* Aim of the exercise
Write out each line word for word. Drop pictures.
___
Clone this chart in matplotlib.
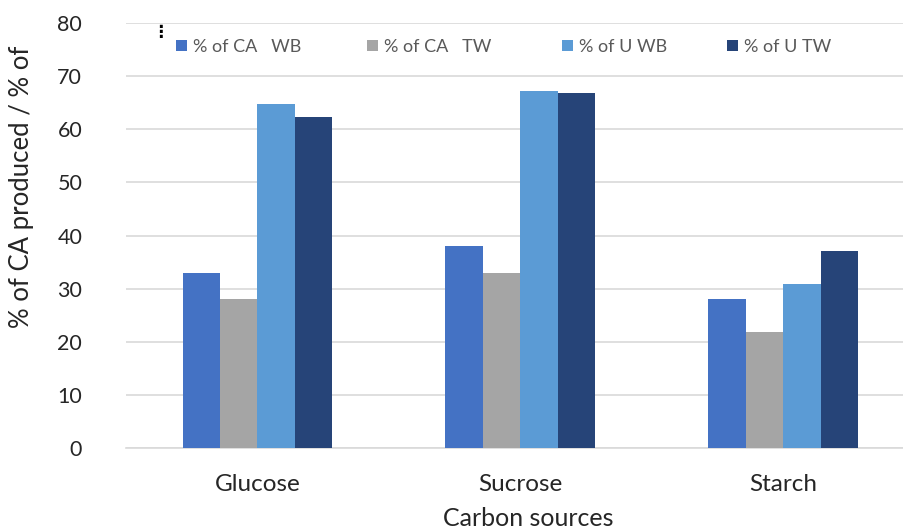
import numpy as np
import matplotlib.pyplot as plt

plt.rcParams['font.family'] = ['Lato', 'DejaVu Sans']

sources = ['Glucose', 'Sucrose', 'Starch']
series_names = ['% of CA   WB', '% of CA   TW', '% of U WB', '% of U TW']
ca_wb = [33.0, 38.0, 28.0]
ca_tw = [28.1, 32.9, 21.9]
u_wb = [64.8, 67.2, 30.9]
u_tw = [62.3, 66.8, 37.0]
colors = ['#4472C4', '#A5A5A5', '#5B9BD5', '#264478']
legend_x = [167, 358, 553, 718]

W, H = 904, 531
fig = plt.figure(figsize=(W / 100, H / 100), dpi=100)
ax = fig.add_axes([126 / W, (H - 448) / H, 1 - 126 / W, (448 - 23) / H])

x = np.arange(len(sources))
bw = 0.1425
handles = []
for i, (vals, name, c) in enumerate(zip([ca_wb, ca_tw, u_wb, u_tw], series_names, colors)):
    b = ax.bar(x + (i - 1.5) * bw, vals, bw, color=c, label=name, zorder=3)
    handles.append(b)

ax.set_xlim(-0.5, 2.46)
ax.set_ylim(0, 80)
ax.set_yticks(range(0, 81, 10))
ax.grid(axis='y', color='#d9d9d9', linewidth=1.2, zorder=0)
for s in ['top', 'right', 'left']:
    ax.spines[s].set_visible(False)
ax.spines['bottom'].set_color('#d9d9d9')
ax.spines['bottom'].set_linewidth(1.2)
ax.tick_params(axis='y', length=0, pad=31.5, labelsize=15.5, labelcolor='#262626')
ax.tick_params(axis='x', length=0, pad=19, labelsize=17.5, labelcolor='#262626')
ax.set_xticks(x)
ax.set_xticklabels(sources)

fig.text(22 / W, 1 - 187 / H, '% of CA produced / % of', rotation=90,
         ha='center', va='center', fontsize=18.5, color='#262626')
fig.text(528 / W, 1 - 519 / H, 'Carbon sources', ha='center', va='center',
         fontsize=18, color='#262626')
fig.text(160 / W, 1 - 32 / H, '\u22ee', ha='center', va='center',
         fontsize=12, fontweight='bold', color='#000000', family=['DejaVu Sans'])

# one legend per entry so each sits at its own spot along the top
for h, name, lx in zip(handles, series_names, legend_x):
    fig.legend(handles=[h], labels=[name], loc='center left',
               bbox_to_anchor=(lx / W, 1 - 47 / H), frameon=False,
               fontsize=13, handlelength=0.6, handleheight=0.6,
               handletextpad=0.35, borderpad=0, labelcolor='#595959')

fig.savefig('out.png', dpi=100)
___
* Complete output
Clone this chart in matplotlib.
import numpy as np
import matplotlib.pyplot as plt

plt.rcParams['font.family'] = ['Lato', 'DejaVu Sans']

sources = ['Glucose', 'Sucrose', 'Starch']
series_names = ['% of CA   WB', '% of CA   TW', '% of U WB', '% of U TW']
ca_wb = [33.0, 38.0, 28.0]
ca_tw = [28.1, 32.9, 21.9]
u_wb = [64.8, 67.2, 30.9]
u_tw = [62.3, 66.8, 37.0]
colors = ['#4472C4', '#A5A5A5', '#5B9BD5', '#264478']
legend_x = [167, 358, 553, 718]

W, H = 904, 531
fig = plt.figure(figsize=(W / 100, H / 100), dpi=100)
ax = fig.add_axes([126 / W, (H - 448) / H, 1 - 126 / W, (448 - 23) / H])

x = np.arange(len(sources))
bw = 0.1425
handles = []
for i, (vals, name, c) in enumerate(zip([ca_wb, ca_tw, u_wb, u_tw], series_names, colors)):
    b = ax.bar(x + (i - 1.5) * bw, vals, bw, color=c, label=name, zorder=3)
    handles.append(b)

ax.set_xlim(-0.5, 2.46)
ax.set_ylim(0, 80)
ax.set_yticks(range(0, 81, 10))
ax.grid(axis='y', color='#d9d9d9', linewidth=1.2, zorder=0)
for s in ['top', 'right', 'left']:
    ax.spines[s].set_visible(False)
ax.spines['bottom'].set_color('#d9d9d9')
ax.spines['bottom'].set_linewidth(1.2)
ax.tick_params(axis='y', length=0, pad=31.5, labelsize=15.5, labelcolor='#262626')
ax.tick_params(axis='x', length=0, pad=19, labelsize=17.5, labelcolor='#262626')
ax.set_xticks(x)
ax.set_xticklabels(sources)

fig.text(22 / W, 1 - 187 / H, '% of CA produced / % of', rotation=90,
         ha='center', va='center', fontsize=18.5, color='#262626')
fig.text(528 / W, 1 - 519 / H, 'Carbon sources', ha='center', va='center',
         fontsize=18, color='#262626')
fig.text(160 / W, 1 - 32 / H, '\u22ee', ha='center', va='center',
         fontsize=12, fontweight='bold', color='#000000', family=['DejaVu Sans'])

# one legend per entry so each sits at its own spot along the top
for h, name, lx in zip(handles, series_names, legend_x):
    fig.legend(handles=[h], labels=[name], loc='center left',
               bbox_to_anchor=(lx / W, 1 - 47 / H), frameon=False,
               fontsize=13, handlelength=0.6, handleheight=0.6,
               handletextpad=0.35, borderpad=0, labelcolor='#595959')

fig.savefig('out.png', dpi=100)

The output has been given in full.